Born into slavery in Mississippi on August 15, 1818, Bridget "Biddy" Mason became a pioneer in Los Angeles' earliest Black business and religious communities. Mason worked as a nurse and midwife, saving $300,000 which she used to fund the First AME Church in Los Angeles. Though she passed away in 1891 in an unmarked grave, her impact on the city remained a century later. On March 27, 1988, 3,000 members of the First AME Church were present, including Mayor Tom Bradley, as her tombstone was unveiled at the Evergreen Cemetery in Boyle Heights. Mason is a legendary figure in the church and the historic Black community in Los Angeles. She is commemorated annually on November 16, "Biddy Mason Day", as well as through a monument at the Biddy Mason Park at 330 South Spring Street, just doors away from her first property.

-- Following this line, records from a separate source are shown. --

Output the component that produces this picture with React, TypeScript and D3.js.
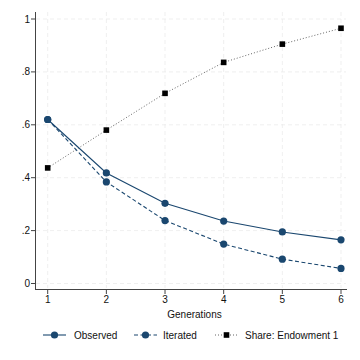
import React from "react";
import * as d3 from "d3";

const generations = [1, 2, 3, 4, 5, 6];
const observed = [0.62, 0.418, 0.303, 0.236, 0.195, 0.165];
const iterated = [0.62, 0.384, 0.238, 0.149, 0.092, 0.057];
const share = [0.437, 0.58, 0.719, 0.836, 0.905, 0.965];
const yTicks = [0, 0.2, 0.4, 0.6, 0.8, 1];
const yTickLabels = ["0", ".2", ".4", ".6", ".8", "1"];

const navy = "#1a476f";
const font = "'Liberation Sans', Arial, sans-serif";

const App = () => {
  const width = 360;
  const height = 360;
  const x = d3.scaleLinear().domain([1, 6]).range([47.7, 341]);
  const y = d3.scaleLinear().domain([0, 1]).range([283.5, 19]);
  const line = d3
    .line<number>()
    .x((d, i) => x(generations[i]))
    .y((d) => y(d));

  const legend = [
    { label: "Observed", dash: "none", color: navy, marker: "circle", lx: 43, tx: 74 },
    { label: "Iterated", dash: "4,2.5", color: navy, marker: "circle", lx: 134, tx: 163 },
    { label: "Share: Endowment 1", dash: "1,2", color: "#555", marker: "square", lx: 215, tx: 245 },
  ];

  return (
    <svg
      width={width}
      height={height}
      style={{ position: "absolute", left: 0, top: 0, background: "#fff" }}
      fontFamily={font}
    >
      <rect width={width} height={height} fill="#fff" />
      {/* grid */}
      {yTicks.map((t) => (
        <line
          key={"gy" + t}
          x1={36}
          x2={346}
          y1={y(t)}
          y2={y(t)}
          stroke="#ebebeb"
          strokeWidth={0.8}
          strokeDasharray="4,3"
        />
      ))}
      {generations.map((g) => (
        <line
          key={"gx" + g}
          x1={x(g)}
          x2={x(g)}
          y1={12}
          y2={288}
          stroke="#ebebeb"
          strokeWidth={0.8}
          strokeDasharray="4,3"
        />
      ))}
      {/* axes */}
      <line x1={35.5} x2={35.5} y1={12} y2={289.5} stroke="#444" strokeWidth={1} />
      <line x1={35} x2={347} y1={289.5} y2={289.5} stroke="#444" strokeWidth={1} />
      {yTicks.map((t, i) => (
        <g key={"yt" + t}>
          <line x1={31} x2={35.5} y1={y(t)} y2={y(t)} stroke="#444" strokeWidth={1} />
          <text x={30} y={y(t)} dy="0.35em" textAnchor="end" fontSize={10} fill="#111">
            {yTickLabels[i]}
          </text>
        </g>
      ))}
      {generations.map((g) => (
        <g key={"xt" + g}>
          <line x1={x(g)} x2={x(g)} y1={289.5} y2={294} stroke="#444" strokeWidth={1} />
          <text x={x(g)} y={299.5} dy="0.35em" textAnchor="middle" fontSize={10} fill="#111">
            {g}
          </text>
        </g>
      ))}
      <text x={194.5} y={314} dy="0.35em" textAnchor="middle" fontSize={10} fill="#111">
        Generations
      </text>
      {/* series */}
      <path d={line(share) || ""} fill="none" stroke="#555" strokeWidth={0.9} strokeDasharray="1,2" />
      <path d={line(observed) || ""} fill="none" stroke={navy} strokeWidth={1.1} />
      <path d={line(iterated) || ""} fill="none" stroke={navy} strokeWidth={1.1} strokeDasharray="4,2.5" />
      {observed.map((v, i) => (
        <circle key={"o" + i} cx={x(generations[i])} cy={y(v)} r={3.6} fill={navy} />
      ))}
      {iterated.map((v, i) => (
        <circle key={"i" + i} cx={x(generations[i])} cy={y(v)} r={3.6} fill={navy} />
      ))}
      {share.map((v, i) => (
        <rect key={"s" + i} x={x(generations[i]) - 2.8} y={y(v) - 2.8} width={5.6} height={5.6} fill="#000" />
      ))}
      {/* legend */}
      {legend.map((l) => (
        <g key={l.label}>
          <line
            x1={l.lx}
            x2={l.lx + 23}
            y1={335}
            y2={335}
            stroke={l.color}
            strokeWidth={l.marker === "square" ? 0.9 : 1.1}
            strokeDasharray={l.dash}
          />
          {l.marker === "circle" ? (
            <circle cx={l.lx + 11.5} cy={335} r={3.6} fill={navy} />
          ) : (
            <rect x={l.lx + 11.5 - 2.8} y={335 - 2.8} width={5.6} height={5.6} fill="#000" />
          )}
          <text x={l.tx} y={335} dy="0.35em" fontSize={10} fill="#111">
            {l.label}
          </text>
        </g>
      ))}
    </svg>
  );
};

export default App;
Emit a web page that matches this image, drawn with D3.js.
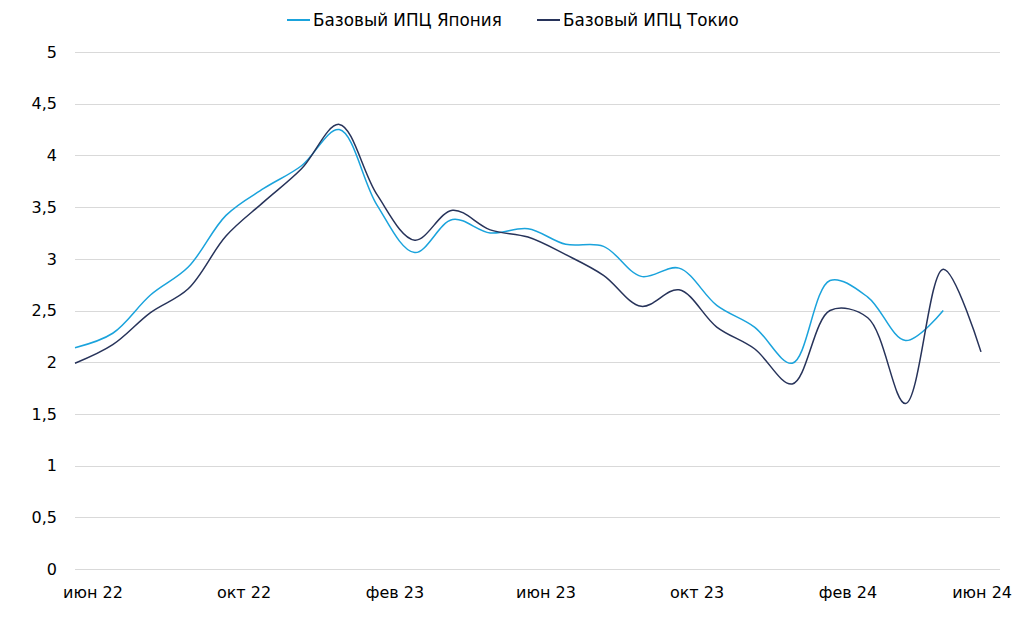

In 1866 she bought a house and sizeable property on Spring Street for $250, becoming one of the first black women to own land in Los Angeles.
In 1872 Mason was a founding member of First African Methodist Episcopal Church, the city's first black church, located inside her downtown home.
She was instrumental in founding an elementary school for black children.
She dined on occasion at the home of Pio Pico, the last governor of Alta California and a wealthy Los Angeles land owner.
She spoke fluent Spanish.
Mason is an honoree in the California Social Work Hall of Distinction.